What do all such shame-components have in common? Well, in one way or another, each one of them has something to do with falling short: with not fulfilling expectations.
Sometimes shame is a very social emotion: then it is about not fulfilling the expectations of the people around us. This is the kind of shame we may feel towards others. For example when we get an angry call because we forgot an important appointment. Or when someone exposes us as a liar in front of everyone. Or long ago when as a child on our very first day in a new school we somehow felt to be not properly dressed, different from the rest. I assume that anyone can fill in some well-remembered moments of shame here.
But shame is not necessarily a social thing. It can also be a more personal, individual emotion: then it is about not fulfilling your own expectations of yourself. This is more the kind of shame we may feel towards ourself. Like when a few days after deciding to stop smoking, we cave in and buy cigarettes again. Or when at the last moment we don’t muster the courage to go to some party, staying home alone for a miserable evening instead. Again, I guess anyone can fill in his or her own examples here.
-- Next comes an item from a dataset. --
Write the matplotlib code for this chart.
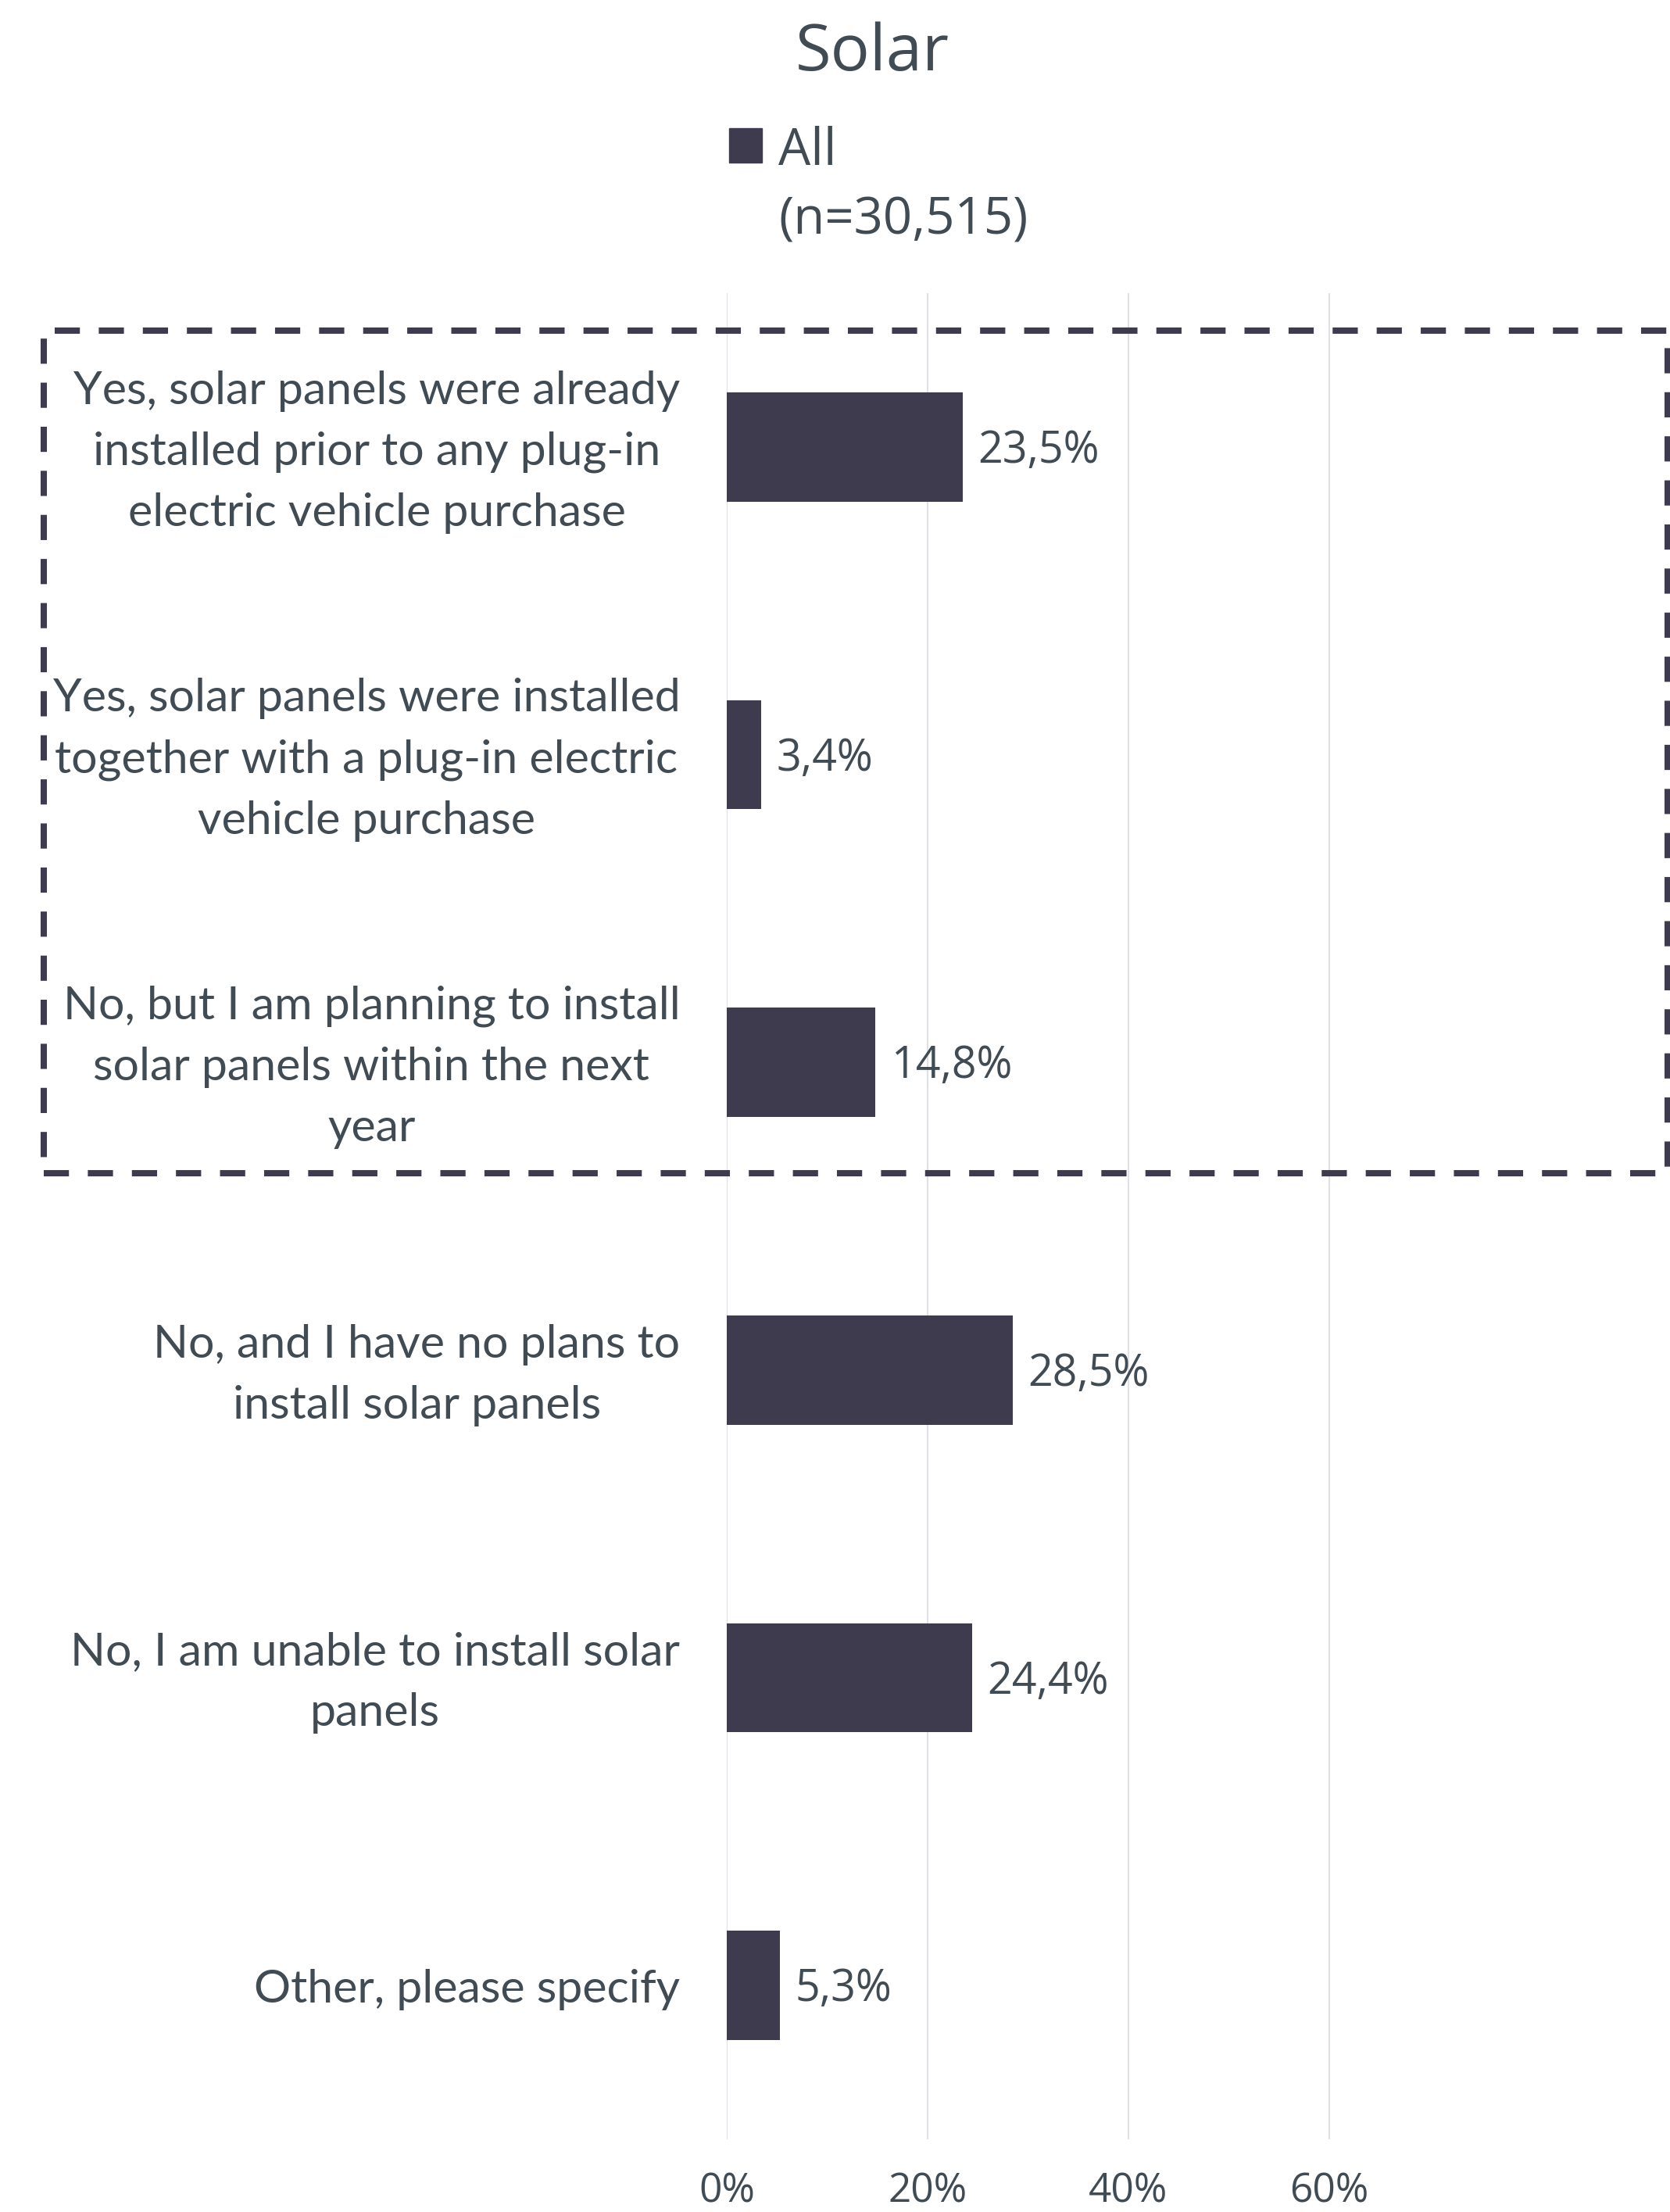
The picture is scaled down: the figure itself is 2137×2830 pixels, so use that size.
import matplotlib
matplotlib.use("Agg")
import matplotlib.pyplot as plt
from matplotlib.patches import Rectangle
from matplotlib.transforms import ScaledTranslation

# survey answers, top to bottom
categories = [
    "Yes, solar panels were already\ninstalled prior to any plug-in\nelectric vehicle purchase",
    "Yes, solar panels were installed\ntogether with a plug-in electric\nvehicle purchase",
    "No, but I am planning to install\nsolar panels within the next\nyear",
    "No, and I have no plans to\ninstall solar panels",
    "No, I am unable to install solar\npanels",
    "Other, please specify",
]
shares = [23.5, 3.4, 14.8, 28.5, 24.4, 5.3]
x_ticks = [0, 20, 40, 60]
series_name = "All\n(n=30,515)"
title = "Solar"

W, H, DPI = 2137, 2830, 100
bar_color = "#3e3b4f"
text_color = "#404b53"
grid_color = "#dfe1e6"

plt.rcParams["font.family"] = ["Open Sans", "DejaVu Sans"]
label_font = ["Lato", "DejaVu Sans"]

fig = plt.figure(figsize=(W / DPI, H / DPI), dpi=DPI)

# plot area in pixel terms: 0% at x=930, 20% per 257px
x0, y_top, y_bot = 930, 375, 2737
ax = fig.add_axes([x0 / W, (H - y_bot) / H, 4 * 257 / W, (y_bot - y_top) / H])

pos = list(range(len(categories)))
ax.barh(pos, shares, height=0.355, color=bar_color, zorder=2)
ax.set_ylim(len(categories) - 0.5, -0.5)
ax.set_xlim(0, 80)

ax.set_xticks(x_ticks)
ax.set_xticklabels([f"{t}%" for t in x_ticks], fontsize=37, color=text_color)
ax.set_yticks(pos)
ax.set_yticklabels(categories, fontsize=42.5, color=text_color, family=label_font,
                   multialignment="center", linespacing=1.58)
ax.tick_params(axis="x", length=0, pad=30)
ax.tick_params(axis="y", length=0, pad=43)
# wrapped labels sit a little low; nudge them up
for lab in ax.get_yticklabels():
    if "\n" in lab.get_text():
        lab.set_transform(lab.get_transform() + ScaledTranslation(0, 8 / 72, fig.dpi_scale_trans))
ax.grid(axis="x", color=grid_color, lw=1.5, zorder=0)
ax.set_axisbelow(True)
for s in ax.spines.values():
    s.set_visible(False)

# value labels with decimal comma
for i, v in enumerate(shares):
    ax.annotate(f"{v:.1f}".replace(".", ",") + "%", (v, i), xytext=(14, -4),
                textcoords="offset points", va="center", ha="left",
                fontsize=40, color=text_color)

# title and legend
fig.text(1116 / W, 1 - 90 / H, title, ha="center", va="baseline",
         fontsize=60, color=text_color)
fig.patches.append(Rectangle((933 / W, 1 - 208 / H), 42 / W, 44 / H,
                             transform=fig.transFigure, color=bar_color))
name_top, name_bottom = series_name.split("\n")
fig.text(996 / W, 1 - 211 / H, name_top, ha="left", va="baseline",
         fontsize=47, color=text_color)
fig.text(996 / W, 1 - 300 / H, name_bottom, ha="left", va="baseline",
         fontsize=47, color=text_color)

# dashed frame around the "solar" answers
fig.patches.append(Rectangle((56 / W, 1 - 1501 / H), (2134 - 56) / W, (1501 - 423) / H,
                             transform=fig.transFigure, fill=False,
                             edgecolor=bar_color, lw=5.8, linestyle=(0, (4, 3))))

fig.savefig("out.png", dpi=DPI)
In daily life, moments of shame are often a mixture of both social and individual elements. Take the quit-smoking example: if I had proudly announced to all my friends that this time I really and definitively stopped smoking, and the next day a friend catches me with a cigarette, then my shame will probably feel like I failed to meet both his expectations, and my own.
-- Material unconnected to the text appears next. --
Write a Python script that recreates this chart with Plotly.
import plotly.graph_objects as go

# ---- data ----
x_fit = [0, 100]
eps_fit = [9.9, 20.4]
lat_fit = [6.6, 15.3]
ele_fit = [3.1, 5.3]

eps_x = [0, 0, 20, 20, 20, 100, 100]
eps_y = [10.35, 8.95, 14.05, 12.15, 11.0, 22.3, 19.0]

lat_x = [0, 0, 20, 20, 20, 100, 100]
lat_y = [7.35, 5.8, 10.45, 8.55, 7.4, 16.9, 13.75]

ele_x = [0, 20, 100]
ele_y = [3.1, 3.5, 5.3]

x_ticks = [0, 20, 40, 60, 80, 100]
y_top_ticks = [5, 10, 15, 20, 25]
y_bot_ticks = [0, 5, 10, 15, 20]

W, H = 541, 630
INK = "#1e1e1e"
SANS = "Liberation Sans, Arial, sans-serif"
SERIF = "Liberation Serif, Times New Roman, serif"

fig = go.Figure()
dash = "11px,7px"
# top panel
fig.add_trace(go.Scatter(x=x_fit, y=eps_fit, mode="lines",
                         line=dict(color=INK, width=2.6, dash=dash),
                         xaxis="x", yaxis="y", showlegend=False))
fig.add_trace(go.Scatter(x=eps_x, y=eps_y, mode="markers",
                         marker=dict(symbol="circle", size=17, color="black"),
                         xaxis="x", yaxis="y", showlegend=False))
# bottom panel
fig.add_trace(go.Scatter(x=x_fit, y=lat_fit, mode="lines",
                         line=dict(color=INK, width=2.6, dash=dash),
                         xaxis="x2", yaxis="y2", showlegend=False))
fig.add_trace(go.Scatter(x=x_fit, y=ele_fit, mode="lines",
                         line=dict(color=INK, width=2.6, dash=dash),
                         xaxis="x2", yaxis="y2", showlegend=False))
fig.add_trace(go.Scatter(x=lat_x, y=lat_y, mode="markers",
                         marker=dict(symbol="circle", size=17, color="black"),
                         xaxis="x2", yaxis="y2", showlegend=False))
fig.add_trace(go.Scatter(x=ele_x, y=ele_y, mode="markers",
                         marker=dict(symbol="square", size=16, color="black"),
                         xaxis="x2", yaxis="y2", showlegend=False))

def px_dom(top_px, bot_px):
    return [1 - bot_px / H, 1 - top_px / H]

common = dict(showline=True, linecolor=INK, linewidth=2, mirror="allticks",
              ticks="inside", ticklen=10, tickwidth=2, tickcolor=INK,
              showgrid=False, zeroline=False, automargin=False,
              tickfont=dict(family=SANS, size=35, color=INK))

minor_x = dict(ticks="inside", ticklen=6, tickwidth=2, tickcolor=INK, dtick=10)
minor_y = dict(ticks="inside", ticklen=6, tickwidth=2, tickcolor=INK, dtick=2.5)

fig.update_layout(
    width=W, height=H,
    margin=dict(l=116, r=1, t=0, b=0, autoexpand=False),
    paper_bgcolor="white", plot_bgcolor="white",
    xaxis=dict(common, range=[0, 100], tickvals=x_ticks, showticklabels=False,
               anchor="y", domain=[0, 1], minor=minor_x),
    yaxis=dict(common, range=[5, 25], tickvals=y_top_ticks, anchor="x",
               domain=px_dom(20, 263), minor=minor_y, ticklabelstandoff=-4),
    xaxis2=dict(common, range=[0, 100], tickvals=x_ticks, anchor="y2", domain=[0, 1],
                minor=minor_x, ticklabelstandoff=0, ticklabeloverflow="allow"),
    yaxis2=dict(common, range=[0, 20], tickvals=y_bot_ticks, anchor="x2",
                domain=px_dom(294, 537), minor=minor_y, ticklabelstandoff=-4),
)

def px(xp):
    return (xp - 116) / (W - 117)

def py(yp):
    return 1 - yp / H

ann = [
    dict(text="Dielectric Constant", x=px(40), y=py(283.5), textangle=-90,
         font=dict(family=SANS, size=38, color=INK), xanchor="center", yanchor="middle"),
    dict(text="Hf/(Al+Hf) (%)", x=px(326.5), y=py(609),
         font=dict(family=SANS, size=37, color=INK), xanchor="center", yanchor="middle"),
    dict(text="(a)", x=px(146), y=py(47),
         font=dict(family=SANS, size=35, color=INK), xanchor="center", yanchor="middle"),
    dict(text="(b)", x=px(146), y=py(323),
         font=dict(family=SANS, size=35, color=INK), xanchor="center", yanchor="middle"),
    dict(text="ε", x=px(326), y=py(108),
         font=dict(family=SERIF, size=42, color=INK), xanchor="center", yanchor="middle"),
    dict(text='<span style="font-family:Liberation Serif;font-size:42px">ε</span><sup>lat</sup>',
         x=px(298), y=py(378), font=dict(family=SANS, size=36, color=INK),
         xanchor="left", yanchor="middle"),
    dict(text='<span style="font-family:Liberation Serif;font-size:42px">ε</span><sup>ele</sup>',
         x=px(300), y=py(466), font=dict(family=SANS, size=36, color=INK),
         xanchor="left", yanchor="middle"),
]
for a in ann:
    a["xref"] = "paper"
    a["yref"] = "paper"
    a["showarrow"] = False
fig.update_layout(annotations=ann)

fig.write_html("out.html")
Normally, feeling ashamed is an emotion that can actually serve a purpose. In some situations, experiencing acute shame can really strengthen your resolve to do things better (or at least in a different way) next time. Feeling a little shame can also serve as a gentle reminder that at least, you are still clinging to specific norms and values: for otherwise, like the unhappy manga girl below, you wouldn’t feel any shame.
Unfortunately in the context of a depression, emotions of shame do not serve some useful purpose. On the contrary: when you already feel depressed, shame can intensify your feelings of utter worthlessness and total failure. And things may get even worse – much, much worse – when you start feeling ashamed for being depressed.
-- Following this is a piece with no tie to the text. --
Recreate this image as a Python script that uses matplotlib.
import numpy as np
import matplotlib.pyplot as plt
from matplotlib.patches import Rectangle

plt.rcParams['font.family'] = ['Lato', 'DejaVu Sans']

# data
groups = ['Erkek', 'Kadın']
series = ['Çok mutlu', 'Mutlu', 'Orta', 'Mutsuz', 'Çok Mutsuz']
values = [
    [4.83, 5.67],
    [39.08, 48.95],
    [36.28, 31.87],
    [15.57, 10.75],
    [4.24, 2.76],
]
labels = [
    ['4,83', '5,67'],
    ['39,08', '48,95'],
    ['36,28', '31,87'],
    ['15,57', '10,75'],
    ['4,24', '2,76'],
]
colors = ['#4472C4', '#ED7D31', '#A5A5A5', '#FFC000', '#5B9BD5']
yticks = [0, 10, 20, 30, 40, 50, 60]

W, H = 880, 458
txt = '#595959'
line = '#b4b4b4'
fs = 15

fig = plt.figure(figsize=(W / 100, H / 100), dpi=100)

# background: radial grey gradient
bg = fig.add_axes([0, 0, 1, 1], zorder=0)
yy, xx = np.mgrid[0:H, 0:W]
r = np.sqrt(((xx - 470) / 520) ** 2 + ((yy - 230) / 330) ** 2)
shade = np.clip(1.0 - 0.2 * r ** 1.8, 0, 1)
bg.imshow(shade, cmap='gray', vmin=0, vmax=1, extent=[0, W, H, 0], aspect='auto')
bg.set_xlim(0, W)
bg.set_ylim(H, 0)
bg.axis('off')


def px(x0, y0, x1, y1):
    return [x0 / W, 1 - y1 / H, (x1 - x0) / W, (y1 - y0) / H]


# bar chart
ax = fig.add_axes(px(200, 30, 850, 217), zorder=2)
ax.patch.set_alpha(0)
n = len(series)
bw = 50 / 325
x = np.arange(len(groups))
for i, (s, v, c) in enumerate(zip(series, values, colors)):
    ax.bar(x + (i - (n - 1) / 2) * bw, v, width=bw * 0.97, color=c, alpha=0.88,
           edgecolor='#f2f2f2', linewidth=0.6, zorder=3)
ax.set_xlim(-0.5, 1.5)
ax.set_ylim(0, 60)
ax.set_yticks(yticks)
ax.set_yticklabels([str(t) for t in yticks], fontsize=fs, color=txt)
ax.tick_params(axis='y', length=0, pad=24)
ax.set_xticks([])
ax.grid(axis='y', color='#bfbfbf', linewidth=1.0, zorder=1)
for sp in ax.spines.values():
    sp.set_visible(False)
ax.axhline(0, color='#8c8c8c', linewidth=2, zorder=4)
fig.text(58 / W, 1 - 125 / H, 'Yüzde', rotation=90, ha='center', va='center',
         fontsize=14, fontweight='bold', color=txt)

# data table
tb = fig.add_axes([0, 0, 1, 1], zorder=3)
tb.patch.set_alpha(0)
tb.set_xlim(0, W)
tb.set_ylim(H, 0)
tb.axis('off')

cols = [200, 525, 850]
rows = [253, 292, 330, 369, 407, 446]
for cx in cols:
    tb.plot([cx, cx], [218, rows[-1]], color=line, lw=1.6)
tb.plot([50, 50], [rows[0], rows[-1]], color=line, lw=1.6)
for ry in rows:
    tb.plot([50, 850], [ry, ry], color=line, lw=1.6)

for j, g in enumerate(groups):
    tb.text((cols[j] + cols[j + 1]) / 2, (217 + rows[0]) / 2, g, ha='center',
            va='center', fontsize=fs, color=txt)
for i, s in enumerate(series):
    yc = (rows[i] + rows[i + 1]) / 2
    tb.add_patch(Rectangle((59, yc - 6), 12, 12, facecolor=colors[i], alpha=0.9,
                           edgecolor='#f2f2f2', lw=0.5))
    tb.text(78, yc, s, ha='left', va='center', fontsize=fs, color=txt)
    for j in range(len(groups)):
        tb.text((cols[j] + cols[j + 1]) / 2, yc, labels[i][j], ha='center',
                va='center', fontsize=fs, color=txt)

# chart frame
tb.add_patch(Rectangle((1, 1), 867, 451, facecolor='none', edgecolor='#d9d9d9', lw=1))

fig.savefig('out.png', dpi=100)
A <snip> here. For while typing this, I see this post is growing too long and maybe also too dull. I want to tell much more about the special connections between shame and depression, because I really feel that in several ways they have to do with each other. But I will save that for another time. Just one more thing now.
Whatever it is you feel ashamed for, shame nearly always is about something you cannot undo. Most times it is about something you did or said or looked-like recently. A day, an hour, a minute ago. Your shame tells you not only that you just did something wrong, but it also tells you that this cannot be undone. Because if that had been possible, then you would of course have undone your failure right away, and you would not need to feel ashamed now. But you cannot unsay your stupid gaffe; you cannot un-enter the party in your wrong dress; you cannot unforget that vital appointment. Shame may help you to do things better in the future, a next time, but the feeling of shame itself is often about something that happened – irrevocably. This is what I call the Finality of Shame.
And whenever depression lurks around the corner, it is this “finality” that makes shame a dangerous emotion right from the start. <snip> <snip> <snip> OK, I promise, more about this another time.
• tip: If you are on the brink of depression and your mood gets tinged with feelings of shame for your own inadequacy, try not to mull over what other people may think of you. Also try to forget (if only for a second) how dissatisfied you are with yourself.
The best way to accomplish this, is to take up something rewarding, something you know from experience you can do efficiently and well, something you can do right now – whether it is baking an apple pie, downloading MP3 songs, playing chess with your son, writing a limerick, solving a crossword puzzle, or trimming the hedge.